On November 12, 2020, we at the Straight Dope learned with sadness of the death of Nate Wooley, known on this board as Jonathan_Chance, a member since 1999 and a moderator since 2013. He was 53 years old.
Nate was a character even by Straight Dope standards. Gregarious, talkative, and opinionated, he had wide interests, one of which was throwing parties, including several in the early 2000s not billed as Dopefests but well attended by members of this board.
At the SDMB, Nate moderated the Great Debates and Politics & Elections forums, surely among the most thankless tasks on earth. A passionate political organizer for liberal causes not shy about expressing his views, he nonetheless strove mightily to ensure that all voices were heard, acknowledging in the best Straight Dope tradition that while it was never possible to make everybody happy, one might at least aspire to have them equally pissed off.
At different times of his life Nate was a journalist, a trade magazine editor, a newspaper and website publisher, and a stockbroker and financial advisor. According to his daughter Kate, who along with her sister Gwen were Nate’s chief life priority, he prided himself on helping people other financial advisors had no time for, such as moderate-income gays and black people. He was co-founder with John Breeden of gameindustry.com, the video “game industry’s independent voice,” and for a time blogged for Motley Fool. He published a free weekly newspaper in Marietta, Georgia, where he lived for some years; one Sunday, after making fun of a local church for conducting services in a brewery during renovations, he was condemned from the pulpit by a bishop. “He always said he didn’t like drama but he sure liked creating it,” Kate says.
An aficionado of fantasy and science fiction from his youth, Nate could expound for hours on his favorite Star Trek episodes. He was a connoisseur of comics and the graphic arts, collected original signed comic panels from artists he admired, and opened a comics store six months before he died.
For 15 years Nate was co-commissioner of a simulated baseball league, explained to us by his fellow commissioner Jeremy as fantasy fantasy baseball, with not just a fantasy league but computer-generated fantasy players. Quicker than the competition in grasping the importance of the international draft (don’t ask us), in his final season he contrived to win 143 of 162 games.

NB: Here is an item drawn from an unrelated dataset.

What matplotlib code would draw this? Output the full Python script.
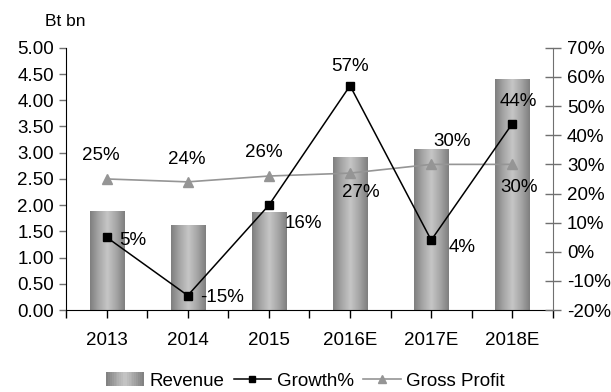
import numpy as np
import matplotlib
matplotlib.use("Agg")
import matplotlib.pyplot as plt
from matplotlib.colors import LinearSegmentedColormap
from matplotlib.legend_handler import HandlerBase
from matplotlib.lines import Line2D
from matplotlib.patches import Rectangle

plt.rcParams['font.family'] = ['Liberation Sans', 'DejaVu Sans']
plt.rcParams['axes.unicode_minus'] = False

years = ['2013', '2014', '2015', '2016E', '2017E', '2018E']
revenue = [1.89, 1.62, 1.87, 2.92, 3.07, 4.41]
growth = [5, -15, 16, 57, 4, 44]
gross_profit = [25, 24, 26, 27, 30, 30]

# label offsets in points (dx, dy)
growth_offsets = [(19, -2), (25, -1.5), (25, -13), (0, 14), (22, -5), (4, 16)]
gp_offsets = [(-4, 17), (-1, 16), (-3.5, 17), (8, -14), (15, 16.5), (5, -16.5)]

FS = 13.5

bar_cmap = LinearSegmentedColormap.from_list(
    'cyl', ['#7e7e7e', '#a6a6a6', '#c6c6c6', '#a6a6a6', '#7e7e7e'])

fig = plt.figure(figsize=(6.11, 3.92), dpi=100)
ax = fig.add_axes([0.108, 0.209, 0.797, 0.669])
ax2 = ax.twinx()

x = np.arange(len(years))
bars = ax.bar(x, revenue, width=0.42, color='none', edgecolor='none', zorder=1)
grad = np.linspace(0, 1, 256).reshape(1, -1)
for b in bars:
    x0, y0 = b.get_x(), b.get_y()
    im = ax.imshow(grad, cmap=bar_cmap, aspect='auto', zorder=1,
                   extent=[x0, x0 + b.get_width(), y0, y0 + b.get_height()])
    im.set_clip_path(b)

ax.set_xlim(-0.5, len(years) - 0.5)
ax.set_ylim(0, 5)
ax.set_yticks(np.arange(0, 5.01, 0.5))
ax.set_yticklabels([f'{v:.2f}' for v in np.arange(0, 5.01, 0.5)])
ax.set_xticks(x)
ax.set_xticklabels(years)
ax.set_xticks(np.arange(-0.5, len(years), 1.0), minor=True)
ax.tick_params(axis='x', which='both', direction='out', length=6, width=1,
               labelsize=FS, pad=10)
ax.tick_params(axis='y', direction='out', length=5, width=1, labelsize=FS,
               color='#707070')
ax.spines['top'].set_visible(False)
ax.spines['right'].set_visible(False)

ax2.plot(x, growth, color='black', lw=1.1, marker='s', ms=6, zorder=3)
ax2.plot(x, gross_profit, color='#959595', lw=1.2, marker='^', ms=7,
         zorder=2)
ax2.set_ylim(-20, 70)
ax2.set_yticks(np.arange(-20, 71, 10))
ax2.set_yticklabels([f'{v}%' for v in range(-20, 71, 10)])
ax2.tick_params(axis='y', direction='inout', length=12, width=1,
                color='#707070', labelsize=FS, pad=4)
for s in ['top', 'left', 'bottom']:
    ax2.spines[s].set_visible(False)
ax2.spines['right'].set_color('#707070')

for i, v in enumerate(growth):
    dx, dy = growth_offsets[i]
    ax2.annotate(f'{v}%', (x[i], v), xytext=(dx, dy), textcoords='offset points',
                 ha='center', va='center', fontsize=FS)
for i, v in enumerate(gross_profit):
    dx, dy = gp_offsets[i]
    ax2.annotate(f'{v}%', (x[i], v), xytext=(dx, dy), textcoords='offset points',
                 ha='center', va='center', fontsize=FS)

fig.text(0.073, 0.945, 'Bt bn', fontsize=12.5, ha='left', va='center')


class GradientHandler(HandlerBase):
    def create_artists(self, legend, orig_handle, xdescent, ydescent,
                       width, height, fontsize, trans):
        n = 20
        out = []
        for k in range(n):
            c = bar_cmap((k + 0.5) / n)
            r = Rectangle((-xdescent + k * width / n, -ydescent), width / n,
                          height, facecolor=c, edgecolor='none',
                          transform=trans)
            out.append(r)
        return out


rev_handle = Rectangle((0, 0), 1, 1)
growth_handle = Line2D([], [], color='black', lw=1.1, marker='s', ms=5)
gp_handle = Line2D([], [], color='#959595', lw=1.2, marker='^', ms=6)
fig.legend([rev_handle, growth_handle, gp_handle],
           ['Revenue', 'Growth%', 'Gross Profit'],
           handler_map={Rectangle: GradientHandler()},
           loc='center', bbox_to_anchor=(0.5, 0.028), ncol=3, frameon=False,
           fontsize=FS, handlelength=2.0, handletextpad=0.3, columnspacing=0.5)

fig.savefig('out.png', dpi=100)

Nate was polyamorous, a fact made known to us by his lover Ileen, known on the SDMB as Lucretia. She and Nate met at a Straight Dope-centric party 20 years ago, stayed friends afterward, and became lovers following his divorce. As with so much else in his life Nate became a driving force in the poly community, among other things offering financial planning seminars at poly conferences, an audience one can easily imagine having need of such advice. Ileen reports seeing a parade of weeping women by his bedside in his final days. “He was my comet,” she told us. “He lit up my sky.”
Nate died of complications arising from cancer of the tonsils, an ailment caused by human papilloma virus (HPV). The cancer, initially diagnosed in 2016, went into remission with treatment but recurred this year. After two hemorrhages, his doctors determined that further treatment would be unavailing and sent him to hospice with some generous friends, where he died two weeks later. Though unable to speak during this time, he was gratified to read the many kind thoughts expressed on this board; share a few moments with his many visitors; and learn that Joe Biden and Kamala Harris had become the president- and vice president-elect. He died a happy man, in the company of his family and friends.

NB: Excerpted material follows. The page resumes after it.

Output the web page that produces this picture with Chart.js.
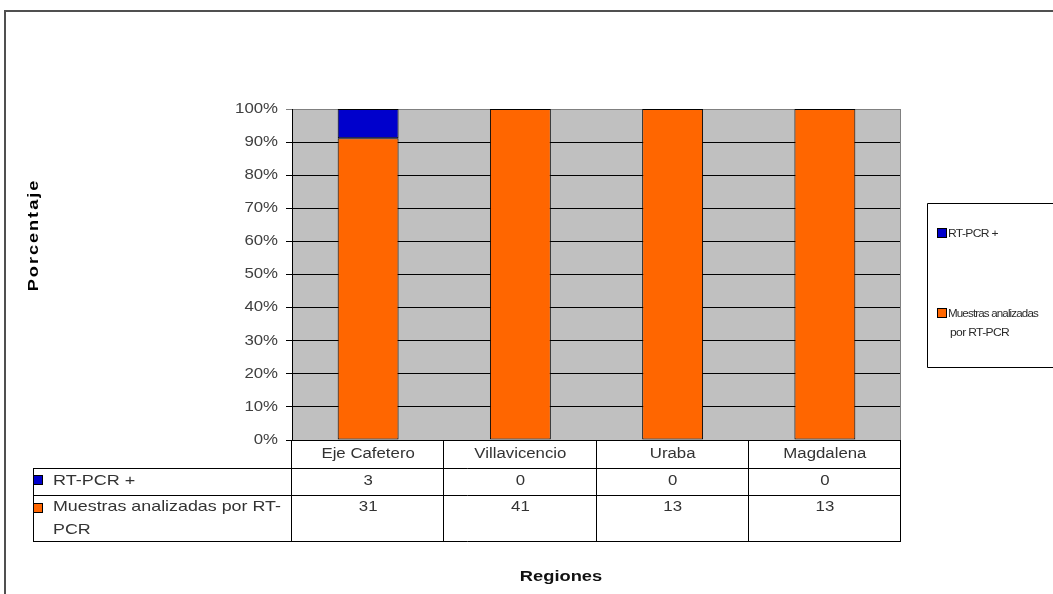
<!DOCTYPE html>
<html>
<head>
<meta charset="utf-8">
<script src="https://cdn.jsdelivr.net/npm/chart.js@4.4.0/dist/chart.umd.min.js"></script>
<style>
  html, body { margin: 0; padding: 0; background: #ffffff; }
  canvas { display: block; }
</style>
</head>
<body>
<canvas id="grafico" width="1053" height="594"></canvas>
<script>
// Regiones y conteos de muestras
const regiones = ['Eje Cafetero', 'Villavicencio', 'Uraba', 'Magdalena'];
const rtPcrPositivos = [3, 0, 0, 0];
const muestrasAnalizadas = [31, 41, 13, 13];
const serieRtPcr = 'RT-PCR +';
const serieMuestras = 'Muestras analizadas por RT-PCR';
const yTickValues = [0, 10, 20, 30, 40, 50, 60, 70, 80, 90, 100];
const yTickLabels = yTickValues.map(v => v + '%');
const tituloY = 'Porcentaje';
const tituloX = 'Regiones';

// Columnas apiladas al 100 %
const totales = regiones.map((_, i) => rtPcrPositivos[i] + muestrasAnalizadas[i]);
const pctRtPcr = rtPcrPositivos.map((v, i) => v / totales[i] * 100);
const pctMuestras = muestrasAnalizadas.map((v, i) => v / totales[i] * 100);

const AZUL = '#0000CC';
const NARANJA = '#FF6600';
const FONDO_PLOT = '#C0C0C0';
const FUENTE = '"Liberation Sans", Arial, sans-serif';

function texto(ctx, s, x, y, opt) {
  const o = Object.assign({ size: 14, bold: false, color: '#333333', align: 'left', sx: 1.2, rot: 0, spacing: 0 }, opt);
  ctx.save();
  ctx.translate(x, y);
  if (o.rot) ctx.rotate(o.rot);
  ctx.scale(o.sx, 1);
  ctx.font = (o.bold ? 'bold ' : '') + o.size + 'px ' + FUENTE;
  if (o.spacing) ctx.letterSpacing = o.spacing + 'px';
  ctx.fillStyle = o.color;
  ctx.textAlign = o.align;
  ctx.textBaseline = 'middle';
  ctx.fillText(s, 0, 0);
  ctx.restore();
}

function linea(ctx, x1, y1, x2, y2, color, w) {
  ctx.save();
  ctx.strokeStyle = color || '#000';
  ctx.lineWidth = w || 1;
  ctx.beginPath();
  ctx.moveTo(x1, y1);
  ctx.lineTo(x2, y2);
  ctx.stroke();
  ctx.restore();
}

function cuadro(ctx, x, y, s, color) {
  ctx.save();
  ctx.fillStyle = color;
  ctx.fillRect(x, y, s, s);
  ctx.strokeStyle = '#000';
  ctx.lineWidth = 1;
  ctx.strokeRect(x + 0.5, y + 0.5, s - 1, s - 1);
  ctx.restore();
}

const decoracion = {
  id: 'decoracion',
  beforeDraw(chart) {
    const { ctx, chartArea: a } = chart;
    ctx.save();
    ctx.fillStyle = '#ffffff';
    ctx.fillRect(0, 0, chart.width, chart.height);
    ctx.fillStyle = FONDO_PLOT;
    ctx.fillRect(a.left, a.top, a.right - a.left, a.bottom - a.top);
    ctx.restore();
  },
  afterDraw(chart) {
    const { ctx, chartArea: a } = chart;
    const ys = chart.scales.y;
    const xs = chart.scales.x;

    // borde derecho del área de trazado
    linea(ctx, a.right - 0.5, a.top, a.right - 0.5, a.bottom, '#808080', 1);

    // etiquetas del eje Y
    yTickValues.forEach((v, i) => {
      texto(ctx, yTickLabels[i], a.left - 14, ys.getPixelForValue(v), { size: 14, color: '#404040', align: 'right', sx: 1.2 });
    });

    // tabla de datos
    const n = regiones.length;
    const colW = (a.right - a.left) / n;
    const tabIzq = 33.5;
    const yCab = a.bottom;
    const yF1 = yCab + 28;
    const yF2 = yF1 + 27;
    const yFin = yF2 + 46;
    const bordes = [];
    for (let i = 0; i <= n; i++) bordes.push(Math.round(a.left + i * colW) - 0.5);

    bordes.forEach(x => linea(ctx, x, yCab, x, yFin, '#000', 1));
    linea(ctx, tabIzq, yF1 + 0.5, a.right, yF1 + 0.5, '#000', 1);
    linea(ctx, tabIzq, yF2 + 0.5, a.right, yF2 + 0.5, '#000', 1);
    linea(ctx, tabIzq, yFin + 0.5, a.right, yFin + 0.5, '#000', 1);
    linea(ctx, tabIzq, yF1, tabIzq, yFin + 1, '#000', 1);

    regiones.forEach((r, i) => {
      const cx = xs.getPixelForValue(i);
      texto(ctx, r, cx, yCab + 14, { size: 14, align: 'center', sx: 1.2 });
      texto(ctx, String(rtPcrPositivos[i]), cx, yF1 + 13, { size: 14, align: 'center', sx: 1.2 });
      texto(ctx, String(muestrasAnalizadas[i]), cx, yF2 + 12, { size: 14, align: 'center', sx: 1.2 });
    });

    cuadro(ctx, 33, yF1 + 7, 10, AZUL);
    texto(ctx, serieRtPcr, 53, yF1 + 13, { size: 15, sx: 1.2 });
    cuadro(ctx, 33, yF2 + 8, 10, NARANJA);
    const partes = ['Muestras analizadas por RT-', 'PCR'];
    texto(ctx, partes[0], 53, yF2 + 12, { size: 15, sx: 1.19 });
    texto(ctx, partes[1], 53, yF2 + 35, { size: 15, sx: 1.19 });

    // títulos de ejes
    texto(ctx, tituloY, 34, 235, { size: 14, bold: true, color: '#000', align: 'center', sx: 1.3, spacing: 1.5, rot: -Math.PI / 2 });
    texto(ctx, tituloX, 561, 577, { size: 15, bold: true, color: '#111', align: 'center', sx: 1.22 });

    // leyenda
    const lx = 927.5, ly = 203.5;
    ctx.save();
    ctx.strokeStyle = '#000';
    ctx.lineWidth = 1;
    ctx.beginPath();
    ctx.moveTo(chart.width, ly);
    ctx.lineTo(lx, ly);
    ctx.lineTo(lx, 367.5);
    ctx.lineTo(chart.width, 367.5);
    ctx.stroke();
    ctx.restore();
    cuadro(ctx, 937, 228, 10, AZUL);
    texto(ctx, serieRtPcr, 948, 234, { size: 11, color: '#2a2a2a', sx: 1.1, spacing: -0.6 });
    cuadro(ctx, 937, 308, 10, NARANJA);
    texto(ctx, 'Muestras analizadas', 948, 314, { size: 11, color: '#2a2a2a', sx: 1.05, spacing: -0.8 });
    texto(ctx, 'por RT-PCR', 950, 333, { size: 11, color: '#2a2a2a', sx: 1.1, spacing: -0.6 });

    // marco exterior
    ctx.save();
    ctx.strokeStyle = '#505050';
    ctx.lineWidth = 2;
    ctx.beginPath();
    ctx.moveTo(5, chart.height);
    ctx.lineTo(5, 11);
    ctx.lineTo(chart.width, 11);
    ctx.stroke();
    ctx.restore();
  }
};

new Chart(document.getElementById('grafico'), {
  type: 'bar',
  data: {
    labels: regiones,
    datasets: [
      { label: serieMuestras, data: pctMuestras, backgroundColor: NARANJA, borderColor: '#000', borderWidth: 1, borderSkipped: false },
      { label: serieRtPcr, data: pctRtPcr, backgroundColor: AZUL, borderColor: '#000', borderWidth: 1, borderSkipped: false }
    ]
  },
  options: {
    responsive: false,
    animation: false,
    devicePixelRatio: 1,
    layout: { padding: { left: 0, top: 109, right: 152, bottom: 154 } },
    datasets: { bar: { categoryPercentage: 1, barPercentage: 0.4 } },
    plugins: { legend: { display: false }, tooltip: { enabled: false } },
    scales: {
      x: { display: false, stacked: true },
      y: {
        stacked: true,
        min: 0,
        max: 100,
        afterFit: s => { s.width = 292; },
        ticks: { display: false, stepSize: 10 },
        grid: {
          color: c => (c.tick && c.tick.value === 100 ? '#808080' : '#000000'),
          lineWidth: 1,
          tickLength: 6
        },
        border: { color: '#000000', width: 1 }
      }
    }
  },
  plugins: [decoracion]
});
</script>
</body>
</html>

A party will be held in Nate’s memory when conditions permit. In the meantime, we convey his wishes that everyone get vaccinated for HPV and that, in lieu of flowers, donations be sent to the DemocratIc candidates for U.S. Senate from Georgia.
We offer our condolences to all who knew and loved Nate, and express our appreciation for his many contributions to the SDMB. He is one of the reasons this community has endured for 25 years; his place will not be easily filled.